"""

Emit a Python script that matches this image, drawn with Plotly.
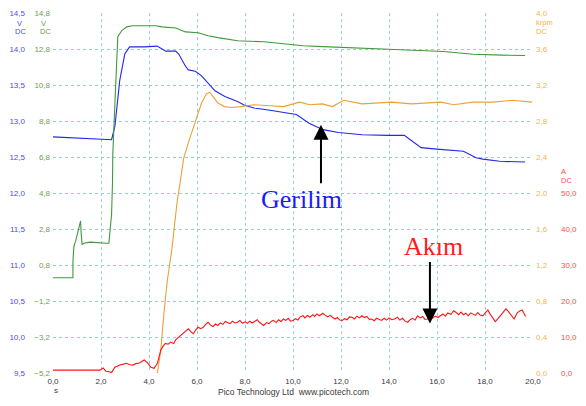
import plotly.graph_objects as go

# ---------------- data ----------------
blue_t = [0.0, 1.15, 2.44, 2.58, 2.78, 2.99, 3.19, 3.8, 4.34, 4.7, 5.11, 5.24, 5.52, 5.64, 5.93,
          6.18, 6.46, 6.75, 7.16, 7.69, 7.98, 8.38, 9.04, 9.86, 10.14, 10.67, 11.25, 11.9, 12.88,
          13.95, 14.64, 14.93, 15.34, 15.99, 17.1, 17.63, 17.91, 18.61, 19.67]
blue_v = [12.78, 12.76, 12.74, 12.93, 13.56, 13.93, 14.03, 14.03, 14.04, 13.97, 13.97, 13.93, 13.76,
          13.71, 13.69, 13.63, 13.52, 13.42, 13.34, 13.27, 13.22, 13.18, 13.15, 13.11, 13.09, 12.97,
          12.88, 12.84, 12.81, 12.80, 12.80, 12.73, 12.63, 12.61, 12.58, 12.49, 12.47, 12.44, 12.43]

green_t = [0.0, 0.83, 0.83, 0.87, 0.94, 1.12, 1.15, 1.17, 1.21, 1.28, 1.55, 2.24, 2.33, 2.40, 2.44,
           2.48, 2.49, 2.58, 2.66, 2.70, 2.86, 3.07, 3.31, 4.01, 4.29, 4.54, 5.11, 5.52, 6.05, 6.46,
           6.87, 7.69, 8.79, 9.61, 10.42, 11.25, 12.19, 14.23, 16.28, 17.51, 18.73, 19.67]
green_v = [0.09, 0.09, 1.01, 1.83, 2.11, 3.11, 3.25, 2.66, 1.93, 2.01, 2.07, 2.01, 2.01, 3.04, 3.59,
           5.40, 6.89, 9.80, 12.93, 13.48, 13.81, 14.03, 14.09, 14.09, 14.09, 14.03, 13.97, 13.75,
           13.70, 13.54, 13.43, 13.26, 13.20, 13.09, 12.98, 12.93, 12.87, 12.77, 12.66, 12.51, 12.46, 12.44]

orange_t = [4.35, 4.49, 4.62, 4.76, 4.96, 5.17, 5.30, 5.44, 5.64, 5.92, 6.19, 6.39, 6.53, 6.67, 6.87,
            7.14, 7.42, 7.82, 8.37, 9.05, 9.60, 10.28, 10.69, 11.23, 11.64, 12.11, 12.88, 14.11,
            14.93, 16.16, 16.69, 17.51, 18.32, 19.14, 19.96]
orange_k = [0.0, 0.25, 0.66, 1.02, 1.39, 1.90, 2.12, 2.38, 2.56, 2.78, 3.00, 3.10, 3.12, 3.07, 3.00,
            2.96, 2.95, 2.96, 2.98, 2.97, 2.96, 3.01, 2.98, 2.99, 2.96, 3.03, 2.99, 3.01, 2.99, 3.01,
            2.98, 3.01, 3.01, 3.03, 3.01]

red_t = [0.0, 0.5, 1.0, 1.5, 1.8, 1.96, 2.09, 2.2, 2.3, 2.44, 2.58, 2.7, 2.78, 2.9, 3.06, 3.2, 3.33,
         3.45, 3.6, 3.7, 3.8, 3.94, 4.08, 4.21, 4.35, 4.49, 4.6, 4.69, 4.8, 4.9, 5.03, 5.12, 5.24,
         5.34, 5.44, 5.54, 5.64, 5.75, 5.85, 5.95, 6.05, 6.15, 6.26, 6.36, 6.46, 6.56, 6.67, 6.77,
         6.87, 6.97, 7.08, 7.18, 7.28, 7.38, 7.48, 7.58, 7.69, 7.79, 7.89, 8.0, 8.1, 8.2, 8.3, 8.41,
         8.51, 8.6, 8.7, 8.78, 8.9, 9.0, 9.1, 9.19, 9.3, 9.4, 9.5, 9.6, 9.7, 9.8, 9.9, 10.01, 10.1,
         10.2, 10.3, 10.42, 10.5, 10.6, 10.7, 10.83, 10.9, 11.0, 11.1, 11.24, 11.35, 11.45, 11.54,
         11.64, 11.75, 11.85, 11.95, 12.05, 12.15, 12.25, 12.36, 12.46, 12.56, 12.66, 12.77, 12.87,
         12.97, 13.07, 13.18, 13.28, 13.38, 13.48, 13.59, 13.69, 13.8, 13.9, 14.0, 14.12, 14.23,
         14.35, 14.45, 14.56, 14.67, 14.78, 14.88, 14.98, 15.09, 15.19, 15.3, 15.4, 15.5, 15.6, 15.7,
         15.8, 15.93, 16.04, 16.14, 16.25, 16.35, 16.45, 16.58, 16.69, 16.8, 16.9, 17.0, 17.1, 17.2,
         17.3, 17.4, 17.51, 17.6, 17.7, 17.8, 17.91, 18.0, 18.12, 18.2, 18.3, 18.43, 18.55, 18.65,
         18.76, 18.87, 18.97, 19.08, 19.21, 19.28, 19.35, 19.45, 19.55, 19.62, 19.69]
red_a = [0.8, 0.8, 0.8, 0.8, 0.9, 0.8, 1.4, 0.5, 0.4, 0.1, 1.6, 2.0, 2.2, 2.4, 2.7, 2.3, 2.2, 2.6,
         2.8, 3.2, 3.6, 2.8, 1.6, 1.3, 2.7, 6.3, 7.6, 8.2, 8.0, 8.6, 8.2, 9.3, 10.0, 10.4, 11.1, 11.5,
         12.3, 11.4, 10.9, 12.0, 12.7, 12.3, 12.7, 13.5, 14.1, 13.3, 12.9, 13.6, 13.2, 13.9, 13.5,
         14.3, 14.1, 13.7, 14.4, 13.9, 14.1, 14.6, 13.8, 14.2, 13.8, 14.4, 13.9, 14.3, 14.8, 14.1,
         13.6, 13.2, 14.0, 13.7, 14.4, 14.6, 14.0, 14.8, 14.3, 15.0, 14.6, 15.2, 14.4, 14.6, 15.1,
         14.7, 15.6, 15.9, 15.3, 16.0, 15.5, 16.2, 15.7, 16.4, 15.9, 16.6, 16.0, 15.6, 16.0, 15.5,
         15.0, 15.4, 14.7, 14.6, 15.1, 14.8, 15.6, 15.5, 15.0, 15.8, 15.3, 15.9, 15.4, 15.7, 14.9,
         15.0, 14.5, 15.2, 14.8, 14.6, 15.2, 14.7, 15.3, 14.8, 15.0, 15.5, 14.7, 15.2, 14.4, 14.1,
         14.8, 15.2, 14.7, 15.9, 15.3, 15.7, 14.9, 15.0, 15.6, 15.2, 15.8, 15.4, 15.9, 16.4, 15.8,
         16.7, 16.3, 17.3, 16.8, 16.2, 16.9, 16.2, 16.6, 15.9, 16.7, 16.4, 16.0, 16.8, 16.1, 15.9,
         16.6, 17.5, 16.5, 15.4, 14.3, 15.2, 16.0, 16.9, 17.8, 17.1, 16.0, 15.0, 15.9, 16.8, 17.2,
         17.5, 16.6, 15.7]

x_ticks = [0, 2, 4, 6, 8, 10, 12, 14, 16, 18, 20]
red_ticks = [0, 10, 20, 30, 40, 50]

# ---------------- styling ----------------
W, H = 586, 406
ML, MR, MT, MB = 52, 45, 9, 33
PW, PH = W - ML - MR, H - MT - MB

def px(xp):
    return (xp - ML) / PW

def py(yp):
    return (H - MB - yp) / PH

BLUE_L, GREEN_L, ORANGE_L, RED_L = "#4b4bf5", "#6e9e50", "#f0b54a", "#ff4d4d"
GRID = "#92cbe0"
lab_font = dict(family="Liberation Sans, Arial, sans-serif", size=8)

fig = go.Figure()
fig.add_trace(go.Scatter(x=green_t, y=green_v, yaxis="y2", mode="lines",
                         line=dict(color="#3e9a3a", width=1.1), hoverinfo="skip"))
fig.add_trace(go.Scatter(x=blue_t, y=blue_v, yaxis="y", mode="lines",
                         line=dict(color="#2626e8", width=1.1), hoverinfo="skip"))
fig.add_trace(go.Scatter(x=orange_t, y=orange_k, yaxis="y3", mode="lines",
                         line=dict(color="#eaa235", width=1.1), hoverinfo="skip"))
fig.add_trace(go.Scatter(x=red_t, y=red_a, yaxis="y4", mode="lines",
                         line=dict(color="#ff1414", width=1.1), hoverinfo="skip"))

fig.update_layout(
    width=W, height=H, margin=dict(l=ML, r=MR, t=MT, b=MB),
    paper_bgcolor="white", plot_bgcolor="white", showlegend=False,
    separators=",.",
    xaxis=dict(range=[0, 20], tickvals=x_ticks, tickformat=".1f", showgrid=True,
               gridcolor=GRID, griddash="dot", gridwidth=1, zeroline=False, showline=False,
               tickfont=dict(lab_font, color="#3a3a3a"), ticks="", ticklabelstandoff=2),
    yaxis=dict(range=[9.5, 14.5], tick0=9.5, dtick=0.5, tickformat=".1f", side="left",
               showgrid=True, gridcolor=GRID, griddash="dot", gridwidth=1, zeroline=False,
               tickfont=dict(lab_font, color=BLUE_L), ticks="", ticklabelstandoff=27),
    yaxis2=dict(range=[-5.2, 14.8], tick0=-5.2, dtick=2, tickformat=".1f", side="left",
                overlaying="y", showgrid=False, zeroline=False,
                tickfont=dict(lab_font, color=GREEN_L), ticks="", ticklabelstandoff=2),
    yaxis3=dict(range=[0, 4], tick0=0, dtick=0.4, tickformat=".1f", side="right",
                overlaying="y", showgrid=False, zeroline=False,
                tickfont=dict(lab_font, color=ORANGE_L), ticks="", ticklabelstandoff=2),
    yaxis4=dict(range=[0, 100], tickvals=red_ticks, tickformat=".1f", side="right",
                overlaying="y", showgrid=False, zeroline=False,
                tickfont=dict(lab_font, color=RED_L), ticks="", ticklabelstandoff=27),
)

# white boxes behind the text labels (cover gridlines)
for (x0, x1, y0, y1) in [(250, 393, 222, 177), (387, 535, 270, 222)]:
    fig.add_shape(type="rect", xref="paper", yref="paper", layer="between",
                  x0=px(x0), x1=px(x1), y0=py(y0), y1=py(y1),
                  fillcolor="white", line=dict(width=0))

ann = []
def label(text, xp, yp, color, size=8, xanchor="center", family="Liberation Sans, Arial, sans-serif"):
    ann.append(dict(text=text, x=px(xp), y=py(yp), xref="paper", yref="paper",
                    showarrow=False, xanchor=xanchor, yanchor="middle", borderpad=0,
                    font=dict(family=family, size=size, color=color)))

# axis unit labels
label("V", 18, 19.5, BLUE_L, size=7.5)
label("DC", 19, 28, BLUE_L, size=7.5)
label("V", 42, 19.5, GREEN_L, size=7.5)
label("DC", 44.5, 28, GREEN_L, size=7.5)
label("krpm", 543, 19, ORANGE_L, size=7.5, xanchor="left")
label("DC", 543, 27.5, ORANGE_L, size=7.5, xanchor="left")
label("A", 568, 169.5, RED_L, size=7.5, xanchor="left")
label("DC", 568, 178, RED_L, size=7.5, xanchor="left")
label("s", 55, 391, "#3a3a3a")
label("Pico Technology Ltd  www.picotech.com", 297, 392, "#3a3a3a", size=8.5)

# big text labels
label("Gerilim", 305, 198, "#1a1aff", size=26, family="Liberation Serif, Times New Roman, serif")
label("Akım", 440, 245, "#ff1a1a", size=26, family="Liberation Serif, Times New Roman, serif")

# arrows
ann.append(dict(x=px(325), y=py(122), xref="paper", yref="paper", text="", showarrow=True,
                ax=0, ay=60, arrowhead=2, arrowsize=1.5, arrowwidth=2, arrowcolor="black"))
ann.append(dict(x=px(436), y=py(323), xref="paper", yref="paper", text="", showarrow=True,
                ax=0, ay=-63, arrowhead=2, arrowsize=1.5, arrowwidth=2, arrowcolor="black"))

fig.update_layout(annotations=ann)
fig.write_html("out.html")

"""

## PROBLEM:
Please extract exactly the lines of the data, from the first through the line containing "2.98, 3.01, 3.01, 3.03, 3.01]", and add no pictures to the copy.

## SOLUTION TO THE PROBLEM:
Emit a Python script that matches this image, drawn with Plotly.
import plotly.graph_objects as go

# ---------------- data ----------------
blue_t = [0.0, 1.15, 2.44, 2.58, 2.78, 2.99, 3.19, 3.8, 4.34, 4.7, 5.11, 5.24, 5.52, 5.64, 5.93,
          6.18, 6.46, 6.75, 7.16, 7.69, 7.98, 8.38, 9.04, 9.86, 10.14, 10.67, 11.25, 11.9, 12.88,
          13.95, 14.64, 14.93, 15.34, 15.99, 17.1, 17.63, 17.91, 18.61, 19.67]
blue_v = [12.78, 12.76, 12.74, 12.93, 13.56, 13.93, 14.03, 14.03, 14.04, 13.97, 13.97, 13.93, 13.76,
          13.71, 13.69, 13.63, 13.52, 13.42, 13.34, 13.27, 13.22, 13.18, 13.15, 13.11, 13.09, 12.97,
          12.88, 12.84, 12.81, 12.80, 12.80, 12.73, 12.63, 12.61, 12.58, 12.49, 12.47, 12.44, 12.43]

green_t = [0.0, 0.83, 0.83, 0.87, 0.94, 1.12, 1.15, 1.17, 1.21, 1.28, 1.55, 2.24, 2.33, 2.40, 2.44,
           2.48, 2.49, 2.58, 2.66, 2.70, 2.86, 3.07, 3.31, 4.01, 4.29, 4.54, 5.11, 5.52, 6.05, 6.46,
           6.87, 7.69, 8.79, 9.61, 10.42, 11.25, 12.19, 14.23, 16.28, 17.51, 18.73, 19.67]
green_v = [0.09, 0.09, 1.01, 1.83, 2.11, 3.11, 3.25, 2.66, 1.93, 2.01, 2.07, 2.01, 2.01, 3.04, 3.59,
           5.40, 6.89, 9.80, 12.93, 13.48, 13.81, 14.03, 14.09, 14.09, 14.09, 14.03, 13.97, 13.75,
           13.70, 13.54, 13.43, 13.26, 13.20, 13.09, 12.98, 12.93, 12.87, 12.77, 12.66, 12.51, 12.46, 12.44]

orange_t = [4.35, 4.49, 4.62, 4.76, 4.96, 5.17, 5.30, 5.44, 5.64, 5.92, 6.19, 6.39, 6.53, 6.67, 6.87,
            7.14, 7.42, 7.82, 8.37, 9.05, 9.60, 10.28, 10.69, 11.23, 11.64, 12.11, 12.88, 14.11,
            14.93, 16.16, 16.69, 17.51, 18.32, 19.14, 19.96]
orange_k = [0.0, 0.25, 0.66, 1.02, 1.39, 1.90, 2.12, 2.38, 2.56, 2.78, 3.00, 3.10, 3.12, 3.07, 3.00,
            2.96, 2.95, 2.96, 2.98, 2.97, 2.96, 3.01, 2.98, 2.99, 2.96, 3.03, 2.99, 3.01, 2.99, 3.01,
            2.98, 3.01, 3.01, 3.03, 3.01]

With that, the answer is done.